ArtSeen
Soft Fascination: Heidi Norton, Jolynn Krystosek & Erin LaRocque
The ironic title for this group show comes from an art therapy developed by psychologists Rachel and Stephen Kaplan. They called it Attention Restoration Therapy (ART), which prescribed spending time enjoying nature. This, the Kaplans theorized, re-energized mental functioning through “soft fascinations,” a subtle engagement with sky, water, and landscape in place of the hard focus necessary to negotiate fabricated environments such as cities and interiors. The artists in Soft Fascination employ a wide vocabulary of natural shapes, and even living things, but the results are anything but “soft.” These artworks challenge notions of what constitutes nature, and our place in it; in other words, this is art for the Anthropocene. Their esthetic belongs not to the beautiful or sublime but the uncanny, where nature and artifice mirror each other in unexpected ways.
On View
Elijah Wheat ShowroomSeptember 7 – October 28, 2019
Brooklyn
A dominant strategy for the three pits decorative symmetry against the dynamic patterns of living forms. Jolynn Krystosek pushes this opposition in her sculptures that combine luxury materials such as gold and velvet with animal remnants such as bone and shells. Untitled (2019) is a column of vertebrae stacked at varying angles along a brass rod. The flat ends of the vertebrae are topped off with black velvet. The high contrast between the painted bones, augmented with alabaster, and the black velvet creates a rhythmic pulse, which keeps the eye shuttling up and down the column across the openings and flanges of the bones. Unsettling, as skeletons are, yet pleasing to the eye, Krystosek’s bone column seems neither artwork nor science display but some as yet unspecified hybrid. A similar work, Untitled (2019), a column made out of oyster shells, bones, and gold, silver, and copper leaf, looks more like an artwork, and so lacks the tension that makes the vertebrae sculpture so absorbing. Her works on paper, collages of felt, metal leaf, and painted strips, read as abstract art inspired by plant motifs, which makes sense since many have Seaweed in their titles. They have optical appeal but less conceptual bite than her sculptures.

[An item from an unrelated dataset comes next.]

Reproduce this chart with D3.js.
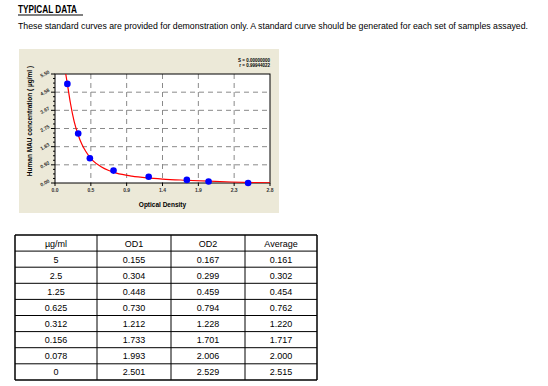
<!DOCTYPE html>
<html>
<head>
<meta charset="utf-8">
<script src="https://cdn.jsdelivr.net/npm/d3@7"></script>
<style>
  body { margin: 0; background: #fff; }
  text { font-family: "Liberation Sans", Arial, sans-serif; }
</style>
</head>
<body>
<div id="chart"></div>
<script>
// standard curve data
var conc = [5, 2.5, 1.25, 0.625, 0.312, 0.156, 0.078, 0];
var concLabels = ["5", "2.5", "1.25", "0.625", "0.312", "0.156", "0.078", "0"];
var od1 = ["0.155", "0.304", "0.448", "0.730", "1.212", "1.733", "1.993", "2.501"];
var od2 = ["0.167", "0.299", "0.459", "0.794", "1.228", "1.701", "2.006", "2.529"];
var avg = [0.161, 0.302, 0.454, 0.762, 1.220, 1.717, 2.000, 2.515];
var avgLabels = ["0.161", "0.302", "0.454", "0.762", "1.220", "1.717", "2.000", "2.515"];

// fitted curve
var curveOD = [0.14, 0.161, 0.2, 0.25, 0.3, 0.35, 0.4, 0.45, 0.5, 0.6, 0.7, 0.8, 1.0, 1.2, 1.4, 1.7, 2.0, 2.3, 2.6, 2.8];
var curveConc = [5.5, 5.0, 4.05, 3.1, 2.45, 1.95, 1.6, 1.32, 1.1, 0.82, 0.63, 0.5, 0.35, 0.26, 0.2, 0.14, 0.09, 0.05, 0.02, 0.01];

var xTicks = [0, 0.467, 0.933, 1.4, 1.867, 2.333, 2.8];
var xTickLabels = ["0.0", "0.5", "0.9", "1.4", "1.9", "2.3", "2.8"];
var yTicks = [0, 0.917, 1.833, 2.75, 3.667, 4.583, 5.5];
var yTickLabels = ["0.00", "0.92", "1.83", "2.75", "3.67", "4.58", "5.50"];

var headers = ["µg/ml", "OD1", "OD2", "Average"];

var width = 548, height = 386;

var svg = d3.select("#chart").append("svg")
  .attr("width", width)
  .attr("height", height);

// title
svg.append("text")
  .attr("x", 18).attr("y", 13)
  .attr("font-size", 10.5).attr("font-weight", "bold")
  .attr("textLength", 59).attr("lengthAdjust", "spacingAndGlyphs")
  .text("TYPICAL DATA");
svg.append("line")
  .attr("x1", 18).attr("x2", 83)
  .attr("y1", 15).attr("y2", 15)
  .attr("stroke", "#000").attr("stroke-width", 1);

svg.append("text")
  .attr("x", 18).attr("y", 29)
  .attr("font-size", 9)
  .attr("textLength", 510).attr("lengthAdjust", "spacingAndGlyphs")
  .text("These standard curves are provided for demonstration only. A standard curve should be generated for each set of samples assayed.");

// chart panel
svg.append("rect")
  .attr("x", 19).attr("y", 49)
  .attr("width", 260).attr("height", 164)
  .attr("fill", "#ECE9D8");

var plot = { left: 55, right: 270, top: 74, bottom: 183 };

var x = d3.scaleLinear().domain([0, 2.8]).range([plot.left, plot.right]);
var y = d3.scaleLinear().domain([0, 5.5]).range([plot.bottom, plot.top]);

svg.append("rect")
  .attr("x", plot.left).attr("y", plot.top)
  .attr("width", plot.right - plot.left).attr("height", plot.bottom - plot.top)
  .attr("fill", "#fff");

// dashed grid
svg.append("g")
  .selectAll("line")
  .data(xTicks.slice(1, -1))
  .join("line")
    .attr("x1", d => x(d)).attr("x2", d => x(d))
    .attr("y1", plot.top).attr("y2", plot.bottom)
    .attr("stroke", "#8a8a8a").attr("stroke-dasharray", "5,4");

svg.append("g")
  .selectAll("line")
  .data(yTicks.slice(1, -1))
  .join("line")
    .attr("x1", plot.left).attr("x2", plot.right)
    .attr("y1", d => y(d)).attr("y2", d => y(d))
    .attr("stroke", "#8a8a8a").attr("stroke-dasharray", "5,4");

// minor ticks on y axis
var yMinor = [];
for (var i = 0; i < yTicks.length - 1; i++) {
  for (var k = 1; k < 4; k++) yMinor.push(yTicks[i] + (yTicks[i + 1] - yTicks[i]) * k / 4);
}
svg.append("g")
  .selectAll("line")
  .data(yMinor)
  .join("line")
    .attr("x1", plot.left - 2).attr("x2", plot.left)
    .attr("y1", d => y(d)).attr("y2", d => y(d))
    .attr("stroke", "#000");

svg.append("g")
  .selectAll("line")
  .data(yTicks)
  .join("line")
    .attr("x1", plot.left - 4).attr("x2", plot.left)
    .attr("y1", d => y(d)).attr("y2", d => y(d))
    .attr("stroke", "#000");

svg.append("g")
  .selectAll("line")
  .data(xTicks)
  .join("line")
    .attr("x1", d => x(d)).attr("x2", d => x(d))
    .attr("y1", plot.bottom).attr("y2", plot.bottom + 3)
    .attr("stroke", "#000");

// frame
svg.append("rect")
  .attr("x", plot.left).attr("y", plot.top)
  .attr("width", plot.right - plot.left).attr("height", plot.bottom - plot.top)
  .attr("fill", "none").attr("stroke", "#000").attr("stroke-width", 1);

// tick labels
svg.append("g")
  .selectAll("text")
  .data(yTicks)
  .join("text")
    .attr("transform", d => "translate(" + (plot.left - 5) + "," + (y(d) - 1) + ") rotate(-30)")
    .attr("text-anchor", "end")
    .attr("font-size", 5).attr("font-weight", "bold").attr("fill", "#333")
    .text((d, i) => yTickLabels[i]);

svg.append("g")
  .selectAll("text")
  .data(xTicks)
  .join("text")
    .attr("x", d => x(d)).attr("y", plot.bottom + 9)
    .attr("text-anchor", "middle")
    .attr("font-size", 5).attr("font-weight", "bold").attr("fill", "#333")
    .text((d, i) => xTickLabels[i]);

// axis titles
svg.append("text")
  .attr("x", (plot.left + plot.right) / 2).attr("y", 207)
  .attr("text-anchor", "middle")
  .attr("font-size", 6.5).attr("font-weight", "bold")
  .text("Optical Density");

svg.append("text")
  .attr("transform", "translate(32,121) rotate(-90)")
  .attr("text-anchor", "middle")
  .attr("font-size", 6.5).attr("font-weight", "bold")
  .text("Human MAU concentration ( µg/ml )");

// fit statistics
svg.append("text")
  .attr("x", 270).attr("y", 62)
  .attr("text-anchor", "end")
  .attr("font-size", 4.5).attr("font-weight", "bold")
  .text("S = 0.00000000");
svg.append("text")
  .attr("x", 270).attr("y", 67)
  .attr("text-anchor", "end")
  .attr("font-size", 4.5).attr("font-weight", "bold")
  .text("r = 0.99944022");

// curve
var clip = svg.append("clipPath").attr("id", "clip")
  .append("rect")
  .attr("x", plot.left).attr("y", plot.top)
  .attr("width", plot.right - plot.left).attr("height", plot.bottom - plot.top);

var line = d3.line()
  .x((d, i) => x(curveOD[i]))
  .y(d => y(d))
  .curve(d3.curveMonotoneX);

svg.append("path")
  .attr("d", line(curveConc))
  .attr("clip-path", "url(#clip)")
  .attr("fill", "none")
  .attr("stroke", "#ff0000")
  .attr("stroke-width", 1.2);

// points
svg.append("g")
  .selectAll("circle")
  .data(conc)
  .join("circle")
    .attr("cx", (d, i) => x(avg[i]))
    .attr("cy", d => y(d))
    .attr("r", 3.3)
    .attr("fill", "#0000ff");

// table
var tbl = { left: 15, top: 235, rowH: 16.1 };
var colX = [15, 97, 171, 245, 317];
var nRows = conc.length + 1;

var rows = [headers];
for (var r = 0; r < conc.length; r++) {
  rows.push([concLabels[r], od1[r], od2[r], avgLabels[r]]);
}

var tg = svg.append("g");

tg.selectAll(".hline")
  .data(d3.range(nRows + 1))
  .join("line")
    .attr("x1", colX[0]).attr("x2", colX[4])
    .attr("y1", d => tbl.top + d * tbl.rowH).attr("y2", d => tbl.top + d * tbl.rowH)
    .attr("stroke", "#000")
    .attr("stroke-width", (d) => (d == 0 || d == nRows) ? 1.5 : 1);

tg.selectAll(".vline")
  .data(colX)
  .join("line")
    .attr("x1", d => d).attr("x2", d => d)
    .attr("y1", tbl.top).attr("y2", tbl.top + nRows * tbl.rowH)
    .attr("stroke", "#000")
    .attr("stroke-width", (d, i) => (i == 0 || i == 4) ? 1.5 : 1);

rows.forEach(function(row, ri) {
  row.forEach(function(cell, ci) {
    tg.append("text")
      .attr("x", (colX[ci] + colX[ci + 1]) / 2)
      .attr("y", tbl.top + ri * tbl.rowH + 11.5)
      .attr("text-anchor", "middle")
      .attr("font-size", 9)
      .text(cell);
  });
});
</script>
</body>
</html>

Heidi Norton’s sculpture looks like someone mated a terrarium with gigantic microscope slides. The Museum Archive (dedicated to Edward Steichen's Delphiniums, MOMA 1936), Version 2, (2019), consists of five 56-by-32-inch glass panes standing in a row five inches apart. On them, Norton has glued living plants (an orchid and a cactus among others), plastics, gels, and photographic film stock, including one of the eponymous delphiniums. An ingenious piece, it not only addresses the crumbling boundary between artifice and nature in our epoch, with the plants becoming part of the glass and film, but also adds the dimension of time. On the one hand, there is the lifetime of the plants, some dead, some dying: time as something lived. On the other hand, the five panes of glass also suggest time as something we capture in discrete frames, as Muybridge first did, ushering in the age of moving images. In the Anthropocene, the distinction between lived and captured time has eroded further as personal experience becomes increasingly mediated through technologies such as virtual reality and social media. Norton also includes three photographs, her original practice, out of which grew the sculptures. Beautiful but inscrutable, Ellipse with Spirals (2019), has bits of plants and more nondescript elements floating in pale blue ether. There is a sense of layering here, as well, but all compressed into one picture plane.
Out of living Reishi fungus, Erin Laroque makes tapestries, a series she calls “The Fruiting Bodies.” She takes industrial hardwood byproducts, which she molds into shape, and injects with mycelium, the non-fruiting part of the fungus usually hidden from view. Humans and fungi, the chief agents of decay, humans have always had an ambivalent connection, which Laroque zeroes in on with this series. Typical of the series, The Fruiting Bodies (Time is Passing) (2019), has an attractive pale background decorated with dark brown stenciled flowers. It looks pretty, but the mycelium is rotting the wood underneath. If any life forms will benefit from the Anthropocene, it will be fungi. Fungal rot will play an increasingly important role in future ecologies as the accelerating die-offs of plants and animals from climate change will provide more food than ever.
The Soft Fascination in this show is not the one the Kaplans envisioned. Rather than gentle therapy, this show feels more like a dose of tough love telling us to buckle up, as nature comes under increasing anthropogenic influence. The truth is nature will only get weirder, and our relationship to it will only become more complicated and difficult. Art has a role in helping us come to terms with this new reality. Norton, Laroque, and Krystosek have done their part.